Respondents to a 2020 market tech survey by Gartner reported that they used only 58 percent of those capabilities. “If you are the CFO, you might say ‘What about the other 42 percent? Can we get that money back?’ “

A better view of the customer journey

As companies reassess how they are using technology, the best practice here, said Bloom, would be for both the marketer and the CFO to look more intensely at these kinds of investments and where they lead. Perhaps it means adopting a new business model. Perhaps it means adding new digital touchpoints.

For the developer, the focus must now include the ability to create an integrated set of linkages along the customer journey. With third-party cookie support becoming less durable, teams need alternate ways to measure the effectiveness of their advertising.

It may be time to assess the methods of data collection and rebalance them, Bloom said. He said there are a number of areas that could benefit when marketers rethink the approach.

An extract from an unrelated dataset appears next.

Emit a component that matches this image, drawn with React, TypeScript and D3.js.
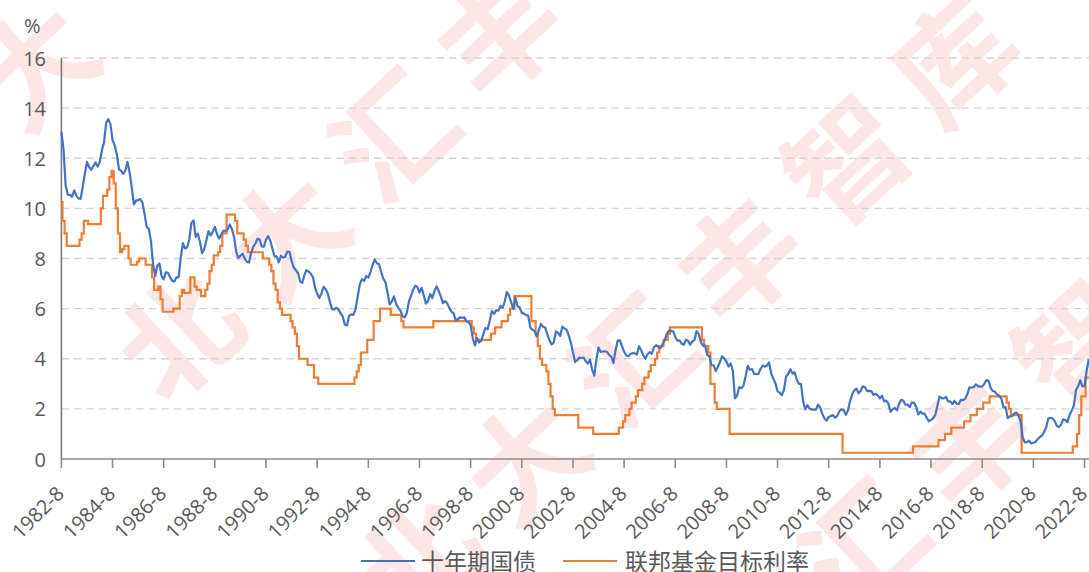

Incremental prompts for consumer consent – whether it is to reveal a reader’s location or invite that reader to accept a daily email newsletter – can provide greater linkages to that consumer and potentially higher advertising revenue later. Setting limits, however, is crucial. An excess of these prompts becomes a barrier between the reader and the kind of consumer activity the marketer is seeking. Bloom said the marketer needs to make the big decision: “Where are we getting maximum value and where can we deliver more value to our customers?” In short, it might benefit everyone if a visitor, for instance, only has to click on four prompts instead of eight.

‘More’ doesn’t mean better

There also needs to be more of an economy of data collection. “Brands have been laboring under the assumption that more data is better,” said Bloom. He said many Javascript tracking tags on websites consume every possible detail about every page view or website or visitor session, then send it to a database without anyone having a plan for how that incremental data is going to be used.

Remember, said Bloom: “Greater levels of data doesn’t mean greater levels of insight.”

He said a lot of big organizations are rethinking these out-of-control marketing stacks and consolidating them so they can have more unified visibility and control of customer engagement. Having too many silos has become problematic. Having a separate system for email, push messages and digital ads, among other things, was useful once but now the move is away from fragments and toward a unified system.

Bloom said there also needs to be greater ability to create durable identifiers between the increasingly divergent worlds. “Much more care needs to be taken in getting the right tools,” Bloom said.

This is particularly evident now with the giant Google, one of the most widely deployed tools to measure website traffic and analytics. Bloom said that even as Google Analytics prepares to retire its Universal Analytics in 2023, marketers are being advised to migrate now to Google Analytics 4, which is being described as a more powerful tool. It has the capability, among other things, of better capturing users’ actions across devices.

“We tell them ‘begin your Analytics 4 ASAP so you have a longer runway of side-by-side data,’ ” he said. While a swift response needn’t mean a scramble, parameters of a web analytics package do need to be redeployed.

He acknowledges it is a sizable effort and should be performed “with care and some urgency,” along with collaboration between IT, marketing and digital commerce.